Western governments confront a defining moment that will determine the future trajectory of international law and democratic governance. The rapid diplomatic recognition and systematic support of Ahmed al-Sharaa’s extremist-backed administration in Syria represents not merely tactical accommodation but a fundamental betrayal of the international legal order. This analysis examines how Western powers have abandoned foundational principles of human rights protection, minority safeguards, and counterterrorism doctrine in favor of short-term geopolitical calculations, thereby creating dangerous precedents that institutionalize extremism while fragmenting state sovereignty into hybrid governance structures.
The Syrian case demonstrates the convergence of three critical phenomena: the Obama Doctrine’s strategic restraint paradigm, Trump’s radical reversal of established counterterrorism policy, and Western creation of hybrid states that fundamentally undermine the international legal system’s coherence. These developments collectively represent what may constitute the most consequential abandonment of democratic principles in post-Cold War international relations, establishing a template whereby extremist movements can achieve legitimacy through persistence and strategic accommodation with major powers.
From Obama to Trump: The Evolution of Western Accommodation
The intellectual foundations for contemporary Western accommodation with extremist governance can be traced to Barack Obama’s Middle Eastern doctrine, which explicitly prioritized pragmatic stability over principled governance. Obama’s strategic vision involved “rightsizing” the United States’ footprint in the region while “challenging allies to take greater responsibility for their own security.” This approach, characterized by “exercising restraint diplomatically” and accepting imperfect arrangements, created the conceptual framework for tolerating authoritarian and extremist governance structures.
Obama’s foreign policy represented what critics termed a “leftist response to 9/11 and the Iraq war” driven by “his aversion to military force, his realist-idealist vision of a post-American world, and his inability to prioritize and reconcile strategic interests.” Consequently, his administration progressively moved toward regional disengagement, creating power vacuums that extremist movements would eventually exploit. The doctrine’s most significant manifestation was Obama’s maxim that “sometimes the perfect is the enemy of the good” in Middle Eastern policy—a realpolitik calculation that has now been extended to its logical extreme with the normalization of jihadist-led governments.
However, the Trump administration’s endorsement of Syria’s extremist integration program represents an unprecedented departure from seventy years of established counterterrorism doctrine. Thomas Barrack, Trump’s special envoy to Syria, has openly championed what he euphemistically terms “participatory containment”—a policy framework that legitimizes designated terrorist organizations through state institutional incorporation. “It’s better to keep the fighters—many of whom are very loyal to the new administration—within a state project than to exclude them,” Barrack explained, apparently oblivious to the fundamental contradiction of describing individuals on international terrorism watch lists as “loyal” to a government Washington simultaneously seeks to support.

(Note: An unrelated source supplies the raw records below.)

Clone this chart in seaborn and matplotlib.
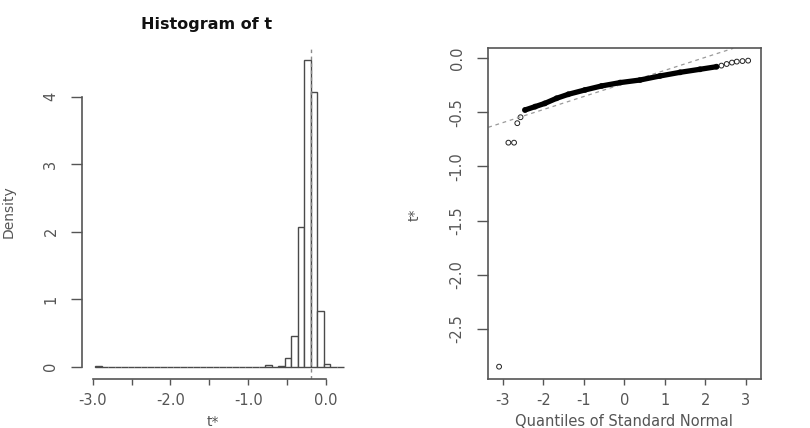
import numpy as np
import pandas as pd
import matplotlib
matplotlib.use("Agg")
import matplotlib.pyplot as plt
import seaborn as sns

# ---------------- data ----------------
# histogram of bootstrap replicates t*: equal-width bins, density per non-empty bin
bin_start = -2.969
bin_width = 0.084
n_bins = 38
hist_centers = [-2.927, -0.743, -0.575, -0.491, -0.407, -0.323, -0.239, -0.155, -0.071, 0.013]
hist_density = [0.012, 0.025, 0.015, 0.13, 0.46, 2.07, 4.54, 4.07, 0.82, 0.04]
t0 = -0.197

# normal QQ plot: theoretical quantiles vs sorted t*
band_q = [-2.45, -2.20, -1.96, -1.67, -1.38, -0.97, -0.56, -0.10, 0.39, 0.88, 1.38, 1.87, 2.28]
band_y = [-0.478, -0.447, -0.417, -0.370, -0.333, -0.293, -0.256, -0.225, -0.201, -0.164, -0.130, -0.102, -0.078]
tail_q = [-3.09, -2.86, -2.72, -2.64, -2.56, 2.40, 2.53, 2.66, 2.78, 2.92, 3.06]
tail_y = [-2.85, -0.78, -0.78, -0.60, -0.545, -0.068, -0.053, -0.040, -0.031, -0.026, -0.022]
t_mean = -0.233
t_sd = 0.1207

hist_ticks = [-3.0, -2.5, -2.0, -1.5, -1.0, -0.5, 0.0]
hist_ticklabels = ["-3.0", "", "-2.0", "", "-1.0", "", "0.0"]
dens_ticks = [0, 1, 2, 3, 4]
qq_xticks = [-3, -2, -1, 0, 1, 2, 3]
qq_yticks = [0.0, -0.5, -1.0, -1.5, -2.0, -2.5]

# ---------------- style ----------------
sns.set_style("white")
plt.rcParams["font.family"] = ["DejaVu Sans"]
plt.rcParams["axes.unicode_minus"] = False

W, H = 810, 428
fig = plt.figure(figsize=(W / 100, H / 100), dpi=100)

def box(l, t, r, b):
    return [l / W, 1 - b / H, (r - l) / W, (b - t) / H]

axc = "#555555"
txtc = "#555555"

# ---------------- left: histogram ----------------
ax1 = fig.add_axes(box(82, 48, 355, 379))
edges = [float(bin_start + bin_width * k) for k in range(n_bins + 1)]
hist_df = pd.DataFrame({"t": hist_centers, "w": hist_density})
sns.histplot(data=hist_df, x="t", weights="w", bins=edges, stat="count",
             color="white", edgecolor="#4a4a4a", linewidth=1.0, alpha=1, ax=ax1)
ax1.axvline(t0, ls=(0, (2.5, 2.5)), color="#8a8a8a", lw=1.0)
ax1.set_xlim(-3.136, 0.37)
ax1.set_ylim(-0.182, 4.72)
for s in ["top", "right"]:
    ax1.spines[s].set_visible(False)
ax1.spines["left"].set_bounds(0, 4)
ax1.spines["bottom"].set_bounds(-3, 0)
for s in ["left", "bottom"]:
    ax1.spines[s].set_color(axc)
    ax1.spines[s].set_linewidth(1.2)
ax1.set_xticks(hist_ticks)
ax1.set_xticklabels(hist_ticklabels)
ax1.set_yticks(dens_ticks)
ax1.set_yticklabels([str(v) for v in dens_ticks], rotation=90, va="center")
ax1.tick_params(axis="x", length=4, width=1, color=axc, pad=6, labelsize=10.5, labelcolor=txtc, bottom=True)
ax1.tick_params(axis="y", length=8, width=1, color=axc, pad=9, labelsize=10.5, labelcolor=txtc, left=True)
ax1.set_xlabel("")
ax1.set_ylabel("")

fig.text(207 / W, 1 - 25 / H, "Histogram of t", ha="center", va="center",
         fontsize=11.5, fontweight="bold", color="#111111")
fig.text(9 / W, 1 - 212 / H, "Density", ha="center", va="center", rotation=90,
         fontsize=10, color=txtc)
fig.text(213 / W, 1 - 422 / H, "t*", ha="center", va="center", fontsize=10, color=txtc)

# ---------------- right: normal QQ plot ----------------
ax2 = fig.add_axes(box(488.3, 48.3, 760.7, 379))
ax2.axline((0, t_mean), slope=t_sd, ls=(0, (3, 3)), color="#9a9a9a", lw=0.9)
sns.lineplot(x=band_q, y=band_y, color="black", lw=3.8, sort=False, ax=ax2)
sns.scatterplot(x=band_q + tail_q, y=band_y + tail_y, marker="o", s=12,
                facecolors="none", edgecolors="#222222", linewidths=0.7, ax=ax2)
ax2.set_xlim(-3.356, 3.37)
ax2.set_ylim(-2.964, 0.092)
for s in ax2.spines.values():
    s.set_visible(True)
    s.set_color(axc)
    s.set_linewidth(1.2)
ax2.set_xticks(qq_xticks)
ax2.set_xticklabels([str(v) for v in qq_xticks])
ax2.set_yticks(qq_yticks)
ax2.set_yticklabels([f"{v:.1f}" for v in qq_yticks], rotation=90, va="center")
ax2.tick_params(axis="x", length=4, width=1, color=axc, pad=6, labelsize=10.5, labelcolor=txtc, bottom=True)
ax2.tick_params(axis="y", length=8, width=1, color=axc, pad=9, labelsize=10.5, labelcolor=txtc, left=True)
ax2.set_xlabel("")
ax2.set_ylabel("")
fig.text(415 / W, 1 - 215 / H, "t*", ha="center", va="center", rotation=90,
         fontsize=10, color=txtc)
fig.text(624 / W, 1 - 422 / H, "Quantiles of Standard Normal", ha="center", va="center",
         fontsize=10.5, color=txtc)

fig.savefig("out.png", dpi=100)
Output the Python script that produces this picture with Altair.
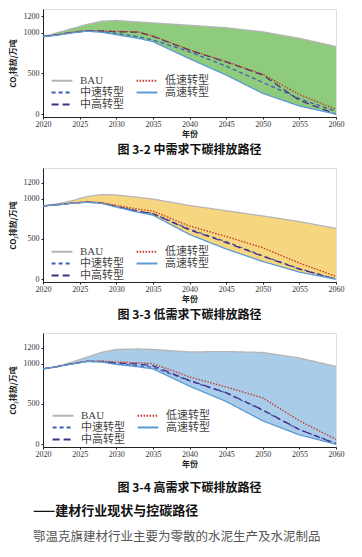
import altair as alt
import pandas as pd

years = [2020, 2022, 2024, 2026, 2028, 2030, 2033, 2035, 2040, 2045, 2050, 2055, 2060]
series = ["BAU", "中速转型", "中高转型", "低速转型", "高速转型"]
colors = ["#b5b5b5", "#3d5fb5", "#4a2b8a", "#c0392b", "#5b9bd5"]
dashes = [[1, 0], [4, 3], [7, 4], [1.5, 1.5], [1, 0]]
x_ticks = [2020, 2025, 2030, 2035, 2040, 2045, 2050, 2055, 2060]
y_ticks = [0, 500, 1000, 1200]

# 图 3-2 中需求
mid_bau = [950, 1000, 1050, 1100, 1140, 1150, 1130, 1120, 1090, 1060, 1010, 930, 830]
mid_low = [950, 975, 1005, 1025, 1020, 1015, 1010, 960, 790, 645, 490, 240, 60]
mid_mid = [950, 972, 1000, 1020, 1010, 990, 950, 910, 765, 590, 390, 190, 35]
mid_high = [950, 970, 998, 1018, 1005, 975, 930, 890, 680, 480, 255, 100, 0]
mid_midhigh = [950, 975, 1005, 1025, 1020, 1012, 1005, 955, 785, 640, 480, 170, 0]

# 图 3-3 低需求
low_bau = [910, 935, 975, 1025, 1050, 1045, 1015, 995, 915, 850, 785, 715, 630]
low_low = [910, 925, 945, 960, 950, 915, 870, 845, 660, 530, 390, 200, 35]
low_mid = [910, 925, 945, 958, 945, 905, 845, 815, 620, 465, 290, 130, 0]
low_high = [910, 923, 942, 955, 940, 895, 830, 795, 555, 375, 220, 88, 0]
low_midhigh = [910, 925, 945, 958, 944, 903, 842, 812, 612, 455, 285, 125, 0]

# 图 3-4 高需求
high_bau = [935, 965, 1020, 1080, 1140, 1175, 1182, 1175, 1145, 1150, 1138, 1070, 965]
high_low = [935, 965, 1000, 1030, 1032, 1020, 1010, 1000, 835, 710, 575, 290, 60]
high_mid = [935, 963, 998, 1028, 1025, 1000, 975, 955, 785, 635, 420, 180, 10]
high_high = [935, 962, 996, 1025, 1020, 990, 960, 935, 720, 530, 290, 115, 0]
high_midhigh = [935, 964, 999, 1029, 1027, 1008, 995, 975, 790, 640, 425, 182, 5]

captions = ["图 3-2 中需求下碳排放路径", "图 3-3 低需求下碳排放路径", "图 3-4 高需求下碳排放路径"]
fills = ["#8fcb7c", "#f6d67e", "#a9cce9"]
heading = "——建材行业现状与控碳路径"
body = "鄂温克旗建材行业主要为零散的水泥生产及水泥制品"

SERIF = "Liberation Serif, Noto Sans CJK SC"
CJK = "Noto Sans CJK SC"


def make_chart(bau, mid, midhigh, low, high, fill, caption, ymax, height, legend_x, legend_y, cap_offset):
    long_rows = []
    for name, vals in zip(series, [bau, mid, midhigh, low, high]):
        for yr, v in zip(years, vals):
            long_rows.append({"year": yr, "value": v, "series": name})
    long_df = pd.DataFrame(long_rows)
    wide_df = pd.DataFrame({"year": years, "bau": bau, "high": high})

    xenc = alt.X(
        "year:Q",
        scale=alt.Scale(domain=[2020, 2060], nice=False, zero=False),
        axis=alt.Axis(
            values=x_ticks, format="d", title="年份", labelFont=SERIF, labelFontSize=8,
            labelColor="#333", titleFont=CJK, titleFontSize=8, titleFontWeight="bold",
            titleColor="#222", titlePadding=2, tickSize=2, labelPadding=1,
            domainColor="#222", tickColor="#222", grid=False, labelFlush=False,
        ),
    )
    yscale = alt.Scale(domain=[-35, ymax], nice=False, zero=False)
    yaxis = alt.Axis(
        values=y_ticks, format="d", title="CO₂排放/万吨", labelFont=SERIF, labelFontSize=8,
        labelColor="#333", titleFont=CJK, titleFontSize=8, titleFontWeight="bold",
        titleColor="#222", titlePadding=6, tickSize=2, labelPadding=2,
        domainColor="#222", tickColor="#222", grid=False,
    )

    area = alt.Chart(wide_df).mark_area(color=fill, opacity=1).encode(
        x=xenc,
        y=alt.Y("bau:Q", scale=yscale, axis=yaxis),
        y2="high:Q",
    )

    leg = alt.Legend(
        orient="none", legendX=legend_x, legendY=legend_y, columns=2, title=None,
        symbolType="M-2.6,0H2.6", symbolSize=64, symbolStrokeWidth=2,
        labelFont=SERIF, labelFontSize=11, labelColor="#444",
        columnPadding=8, rowPadding=0, labelOffset=12.5, labelLimit=200,
    )
    lines = alt.Chart(long_df).mark_line(strokeWidth=1.3).encode(
        x=xenc,
        y=alt.Y("value:Q", scale=yscale, axis=yaxis),
        color=alt.Color("series:N", scale=alt.Scale(domain=series, range=colors), legend=leg),
        strokeDash=alt.StrokeDash("series:N", scale=alt.Scale(domain=series, range=dashes), legend=leg),
        order=alt.Order("year:Q"),
    )
    return alt.layer(area, lines).properties(
        width=293, height=height,
        title=alt.TitleParams(
            caption, orient="bottom", anchor="middle", font=CJK, fontSize=12,
            fontWeight="bold", color="#111", offset=cap_offset,
        ),
    )


c1 = make_chart(mid_bau, mid_mid, mid_midhigh, mid_low, mid_high, fills[0], captions[0], 1290, 108, 13.5, 66, 7)
c2 = make_chart(low_bau, low_mid, low_midhigh, low_low, low_high, fills[1], captions[1], 1380, 114, 13.5, 78, 7)
c3 = make_chart(high_bau, high_mid, high_midhigh, high_low, high_high, fills[2], captions[2], 1380, 114, 14.5, 77, 15)

c4 = alt.Chart(pd.DataFrame({"t": [""]})).mark_text().encode(text="t:N").properties(
    width=293, height=1,
    title=alt.TitleParams(
        heading, subtitle=body, anchor="start", font=CJK, fontSize=13, fontWeight="bold",
        color="#111", subtitleFont=CJK, subtitleFontSize=12.5, subtitleColor="#555",
        subtitlePadding=13, dx=-10,
    ),
)

chart = alt.vconcat(c1, c2, c3, c4, spacing=10).resolve_scale(
    color="independent", strokeDash="independent", y="independent"
).resolve_legend(color="independent", strokeDash="independent").configure_view(
    stroke=None
).configure(padding=0, background="white")

chart.save("out.html", embed_options={"renderer": "svg", "actions": False})
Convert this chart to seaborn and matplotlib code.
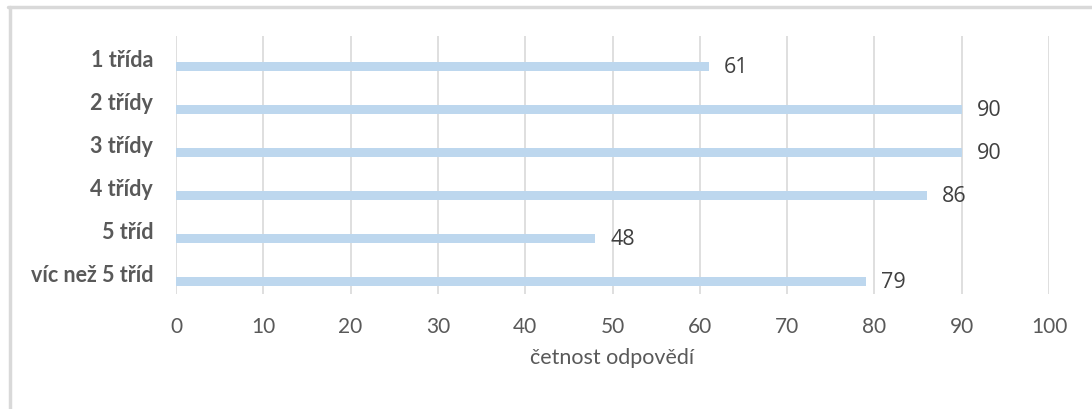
import matplotlib
matplotlib.use("Agg")
import matplotlib.pyplot as plt
import matplotlib.lines as mlines
import seaborn as sns
import pandas as pd

categories = ["1 třída", "2 třídy", "3 třídy", "4 třídy", "5 tříd", "víc než 5 tříd"]
counts = [61, 90, 90, 86, 48, 79]
x_ticks = [0, 10, 20, 30, 40, 50, 60, 70, 80, 90, 100]
x_label = "četnost odpovědí"

bar_color = "#bdd7ee"
grid_color = "#d9d9d9"
text_color = "#595959"
value_color = "#404040"

sns.set_theme(style="white")
plt.rcParams["font.family"] = ["Lato", "DejaVu Sans"]

# An empty companion series keeps each bar in the lower half of its band
df = pd.DataFrame({
    "kategorie": categories * 2,
    "hodnota": [0] * len(categories) + counts,
    "řada": ["_"] * len(categories) + ["četnost"] * len(categories),
})

fig = plt.figure(figsize=(10.92, 4.10), dpi=100)
ax = fig.add_axes([176 / 1092, 1 - 295 / 410, (1049 - 176) / 1092, (295 - 37) / 410])

sns.barplot(
    data=df, x="hodnota", y="kategorie", hue="řada", orient="h",
    order=categories, hue_order=["_", "četnost"],
    palette=[bar_color, bar_color], saturation=1, width=0.84, gap=0.5,
    linewidth=0, legend=False, ax=ax,
)

ax.set_xlim(0, 100)
ax.set_ylim(len(categories) - 0.5, -0.5)
ax.set_xticks(x_ticks)
ax.xaxis.grid(True, color=grid_color, linewidth=1.2)
ax.set_axisbelow(True)
for s in ax.spines.values():
    s.set_visible(False)
ax.tick_params(axis="both", length=0)
ax.tick_params(axis="x", pad=16, labelsize=15, labelcolor=text_color)
ax.tick_params(axis="y", pad=16.5, labelsize=15.5, labelcolor=text_color)
for lbl in ax.get_yticklabels():
    lbl.set_fontweight("bold")
ax.set_ylabel("")
ax.set_xlabel(x_label, fontsize=15.5, color=text_color, labelpad=8)

# value labels on the visible series
bars = ax.containers[1]
ax.bar_label(bars, labels=[str(v) for v in counts], padding=11,
             fontsize=15.5, color=value_color, family=["Open Sans", "DejaVu Sans"])

# chart frame edges
fig.add_artist(mlines.Line2D([8 / 1092, 1], [1 - 8 / 410, 1 - 8 / 410],
                             transform=fig.transFigure, color=grid_color, linewidth=2.5))
fig.add_artist(mlines.Line2D([10 / 1092, 10 / 1092], [0, 1 - 8 / 410],
                             transform=fig.transFigure, color=grid_color, linewidth=2.5))

fig.savefig("out.png", dpi=100, facecolor="white")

This policy crystallized following Trump’s historic meeting with al-Sharaa in Saudi Arabia in May 2025—the first encounter between American and Syrian leadership in twenty-five years. The meeting culminated in Trump’s announcement that he would lift Assad-era sanctions against Syria, representing a dramatic reversal that occurred despite Israeli opposition and traditional alliance considerations. Under Trump’s National Integration Program, approximately 3,500 foreign fighters, primarily Uyghurs from China and Central Asia, are being incorporated into the newly formed 84th Division of the Syrian army, receiving Syrian citizenship, military academy training, and formal military ranks in exchange for loyalty oaths and purported renunciation of previous affiliations.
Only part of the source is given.